An der Schnittstelle zwischen Physik und Zuckerbäckerei tat sich um das Jahr 1600 in der Schweiz ein Phänomen auf. Ein italienischer Zuckerbäcker schlug in Meiringen Eiweiß und Zucker auf und trocknete die Masse zu einer schaumigen Süßspeise, die wir heute als Meringue, Baiser oder Schaumkuss kennen. Den Vergleich mit einem Kuss soll die Englische Königin angestellt haben. Die französische Bezeichnung Baiser (=Kuss) ist jedoch völlig aus der Luft gegriffen, die Franzosen kennen das Gebäck unter d iesem Namen nicht.

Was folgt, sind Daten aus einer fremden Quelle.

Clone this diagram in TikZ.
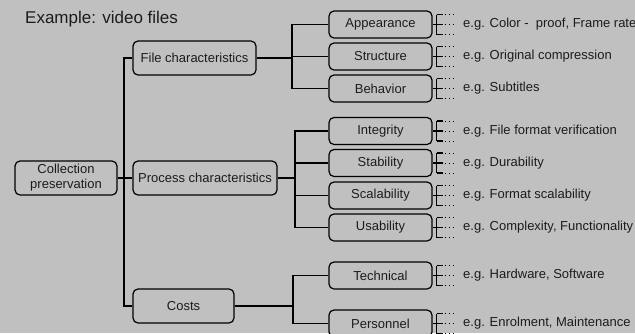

Apropos Luft: Was macht ihn denn nun so schaumig, den Schaumkuss? Aus Sicht der Physik ist es das Verhältnis zwischen äußerem Luftdruck und dem Druck der Luftbläschen im Gebäck. Mithilfe der Eimasse halten sie ein Gleichgewicht aufrecht. Pumpt man unter einer luftdichten Käseglocke nun etwas von der Umgebungsluft ab, so ändert sich das Verhältnis. Der Umgebungsdruck sinkt aufgrund der relativ geringen Luft im gleichgroßen Raum. Um auf denselben Druck zu kommen, dehnt sich der Schaumkuss aus. Auch in den inneren Bläschen bleibt die gleiche Menge an Luft, die sich dann jedoch auf größere Bläschen verteilt, bis das Verhältnis wieder im Gleichgewicht ist. Am Schaumkuss wird also nicht von außen gezogen, sondern von innen gedrückt! Dieser Versuch war ein schmackhafter Zwischenschritt in der Physikepoche der Klasse 9, in der ähnliche Phänomene rund um Wärme, Druck und Energie beleuchtet und auf ihre Nutzbarkeit hin untersucht wurden. Vom Schaumkuss ist es nicht weit bis zum Dampfheber, der Dampfmaschine, dem Schnellkochtopf oder zu Druckunterschieden in der Luft, die wir als Geräusche wahrnehmen können.
Leider produziert das Experiment keine größere Menge an Schaum. Im Gegenteil: Wenn sich der Umgebungsdruck wieder normalisiert, ist die Struktur des Schaumes zerstört und er sinkt zu einer ziemlich traurigen Pfütze zusammen.